Tutti giù per terra

Cosa è cambiato e cosa no dalla protesta a tappeto di un anno fa

È trascorso un anno esatto da quando, in Week 3, più di 200 fra giocatori, staff e dirigenti NFL protestarono uniti e compatti contro Donald Trump. Pochi giorni prima, il presidente USA aveva proferito commenti incendiari nel commentare la protesta dei giocatori. Definì chiunque si inginocchiasse durante l’inno un “son of a bitch” e un ingrato, e per questo merita di essere licenziato in tronco. Dal suo podio in Alabama, era apparso quasi come un imperatore romano che con un gesto del pollice aveva il diritto di decidere della sorte di moderni gladiatori. La reazione che fece più clamore fu quella dei Dallas Cowboys, che durante il MNF si inginocchiarono dal primo all’ultimo in mezzo al campo. Fra loro, anche il 75enne proprietario Jerry Jones, le cui simpatie per Trump non sono certo un segreto. Mai prima di allora si era vista un tale spiegamento di forze così compatto da costa a costa.

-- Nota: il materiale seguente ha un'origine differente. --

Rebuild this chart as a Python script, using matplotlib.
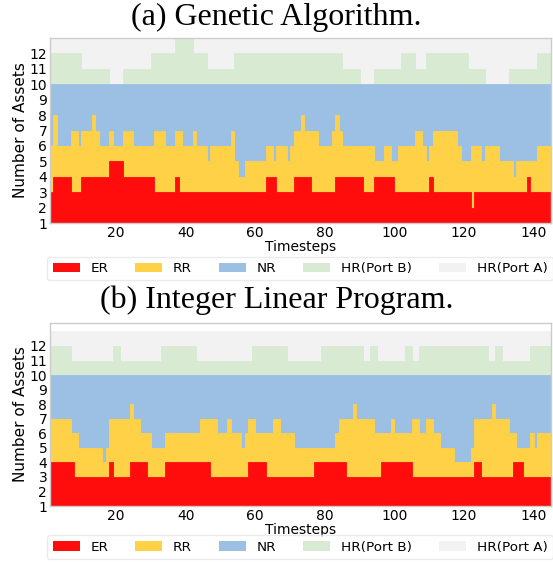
import numpy as np
import matplotlib
matplotlib.use("Agg")
import matplotlib.pyplot as plt
from matplotlib.patches import Patch

# ---- data: (value, run length) for the top of each stacked layer, timesteps 1..144 ----
# (a) Genetic Algorithm
ga_er_top = [(3,1),(4,5),(3,3),(4,8),(5,4),(4,9),(3,6),(4,1),(3,25),(4,3),(3,5),(4,5),
             (3,7),(4,8),(3,3),(4,6),(3,10),(4,1),(3,11),(2,1),(3,15),(4,1),(3,6)]
ga_rr_top = [(6,1),(8,1),(6,4),(7,2),(6,1),(7,3),(8,1),(7,1),(6,3),(7,1),(6,3),(7,3),(6,6),
             (7,3),(6,3),(7,2),(6,3),(7,1),(6,3),(5,1),(6,6),(7,1),(5,1),(4,2),(5,6),(6,2),
             (5,1),(6,3),(5,1),(6,1),(7,2),(8,1),(7,4),(6,4),(7,1),(8,1),(7,1),(6,9),(5,3),
             (6,2),(5,2),(6,5),(7,2),(6,1),(5,1),(6,1),(7,7),(6,1),(5,3),(6,3),(5,1),(6,4),
             (5,4),(4,1),(5,6),(6,4)]
ga_nr_top = [(10,144)]
ga_hrb_top = [(12,9),(11,8),(10,4),(11,8),(12,7),(13,5),(12,4),(11,8),(12,31),(11,5),(10,4),
              (11,8),(12,4),(11,3),(12,12),(11,5),(10,7),(11,8),(12,4)]
ga_hra_top = [(13,144)]

# (b) Integer Linear Program
ilp_er_top = [(4,7),(3,10),(4,1),(3,5),(4,5),(3,5),(4,13),(3,11),(4,5),(3,14),(4,9),(3,10),
              (4,9),(3,18),(4,2),(3,9),(4,3),(3,8)]
ilp_rr_top = [(7,6),(6,2),(5,7),(4,1),(5,1),(7,6),(8,1),(7,2),(6,3),(5,4),(6,10),(7,5),(6,3),
              (7,1),(6,3),(5,1),(6,1),(7,2),(6,5),(7,2),(6,4),(5,12),(6,1),(7,4),(8,1),(7,5),
              (6,5),(7,1),(6,5),(7,2),(6,2),(7,2),(6,2),(5,4),(4,5),(5,1),(7,5),(8,1),(7,4),
              (6,2),(5,4),(6,1),(5,1),(6,4)]
ilp_nr_top = [(10,144)]
ilp_hrb_top = [(12,6),(11,12),(12,2),(11,12),(12,10),(11,16),(12,10),(11,10),(12,12),(11,2),
               (12,2),(11,8),(12,2),(11,2),(12,20),(11,2),(12,2),(11,8),(12,6)]
ilp_hra_top = [(13,144)]

labels = ["ER", "RR", "NR", "HR(Port B)", "HR(Port A)"]
colors = ["#ff0d0d", "#ffd147", "#9bc0e3", "#d9ead3", "#f2f2f2"]
titles = ["(a) Genetic Algorithm.", "(b) Integer Linear Program."]
xticks = [20, 40, 60, 80, 100, 120, 140]
yticks = list(range(1, 13))


def expand(runs):
    vals = np.concatenate([np.full(n, v, dtype=float) for v, n in runs])
    return np.append(vals, vals[-1])  # extra point so the last step has width


fig = plt.figure(figsize=(5.53, 5.63), dpi=100)
panels = [
    ([ga_er_top, ga_rr_top, ga_nr_top, ga_hrb_top, ga_hra_top], [0.0904, 0.6039, 0.906, 0.3286], 13.0),
    ([ilp_er_top, ilp_rr_top, ilp_nr_top, ilp_hrb_top, ilp_hra_top], [0.0904, 0.1012, 0.906, 0.3256], 13.6),
]
title_y = [0.969, 0.467]
leg_y = [0.556, 0.061]

for i, (tops, rect, ytop) in enumerate(panels):
    ax = fig.add_axes(rect)
    x = np.arange(1, 146)
    # draw from the top layer down, each filled from the floor, so layers overlap cleanly
    for runs, c in reversed(list(zip(tops, colors))):
        upper = expand(runs)
        ax.fill_between(x, 0, upper, step="post", facecolor=c, edgecolor=c, linewidth=0.6)
    ax.set_xlim(1, 145)
    ax.set_ylim(1, ytop)
    ax.set_xticks(xticks)
    ax.set_yticks(yticks)
    ax.tick_params(length=0, pad=2, labelsize=10)
    for s in ax.spines.values():
        s.set_color("#cccccc")
        s.set_linewidth(1.0)
        s.set_zorder(5)
    ax.set_xlabel("Timesteps", fontsize=10, labelpad=0)
    ax.set_ylabel("Number of Assets", fontsize=11, labelpad=1)
    fig.text(0.5, title_y[i], titles[i], ha="center", va="center",
             fontsize=23, family="Liberation Serif")
    handles = [Patch(facecolor=c, edgecolor="none", label=l) for c, l in zip(colors, labels)]
    fig.legend(handles=handles, loc="upper center", bbox_to_anchor=(0.5425, leg_y[i]),
               ncol=5, fontsize=9.7, frameon=True, edgecolor="#e6e6e6", fancybox=True,
               columnspacing=2.0, handlelength=2.0, borderpad=0.4)

fig.savefig("out.png", dpi=100)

Smaltito l’effetto sorpresa, già nell’immediato quello che sembrava un momento di grande coesione si rivelato una farsa. Il messaggio dei proprietari era sì di unità, ma in difesa dei propri interessi economici dalle continue ingerenze e inviti al boicottaggio di Trump. Insomma, un battibecco tra miliardari. Niente di più lontano dal messaggio originale di Colin Kaepernick, il cui scopo era gettare luce sulle ingiustizie sociali patite dalle minoranze. Dirottare il discorso verso l’inno, la bandiera, i militari, i rating e il fatturato era già stato un modo per corromperne il messaggio. Reindirizzarlo in un “noi contro lui” è stato il modo finale per bastardizzare quanto di buono era rimasto. Bastava leggere i comunicati stampa dei team, una pletora di parole altisonanti, ma vacue. Trump NFL protestaLa classica tautologia del tipo, siamo uniti per quello che è giusto e quel che è giusto è stare uniti. Ad un anno di distanza, che cosa è davvero cambiato?

Nei mesi successivi alla protesta di gruppo, il dibattito non si è arrestato. La risposta dalla Casa Bianca si è manifestata nella controprotesta reazionaria di Mike Pence e nei tweet presidenziali che invocavano invano la sospensione dei ribelli. In dicembre, lega e Players Coalition si sono accordati su un investimento di quasi $90M a sostegno delle comunità più disagiate. Per alcuni un passo nella giusta direzione, per altri non abbastanza. Col nuovo anno, Roger Goodell ha annunciato una politica che bandiva le proteste durante l’inno nel 2018, decisione presa sotto dettatura nemmeno troppo segreta dello Studio Ovale. Tuttavia, tempo due mesi e la proposta è collassata sotto il peso delle sue stesse lacune normative. Ad agosto, Kap è tornato sulla breccia, prima ricevendo il via libera per la sua causa contro la lega e poi annunciato la sua campagna pubblicitaria con Nike. Tuttavia, il campo resta per lui ancora un miraggio.

Dall’esterno, può apparire come una lunga serie di eventi, qui peraltro riassunti in maniera estremamente asciutta. Nella sostanza, quasi nulla è cambiato. La protesta si è assestata su una quantità di giocatori più ristretta, ma resta viva e vegeta. Lega e proprietari continuano a cercare un’intesa fra le parti che rimane lontana. Trump, infine, non ha mai smesso di sfruttare la questione per scopi elettorali. Ironicamente, coloro i quali credono nella protesta sono caduti nella stessa trappola dei loro avversari. Se infatti questi ultimi insistono come la protesta sia contro militari e bandiera, i primi hanno finito per fare di Trump il simbolo del proprio dissenso. Questi può a ragione essere visto come l’incarnazione di molti dei vizi umani, ma egli ne è una semplice espressione, un veicolo che non ha certo inventato odio, razzismo e discriminazione. Anche dopo di lui, essi rimarranno. Non bandiere, né ginocchia o presidenti: il vero nemico vive dentro di noi.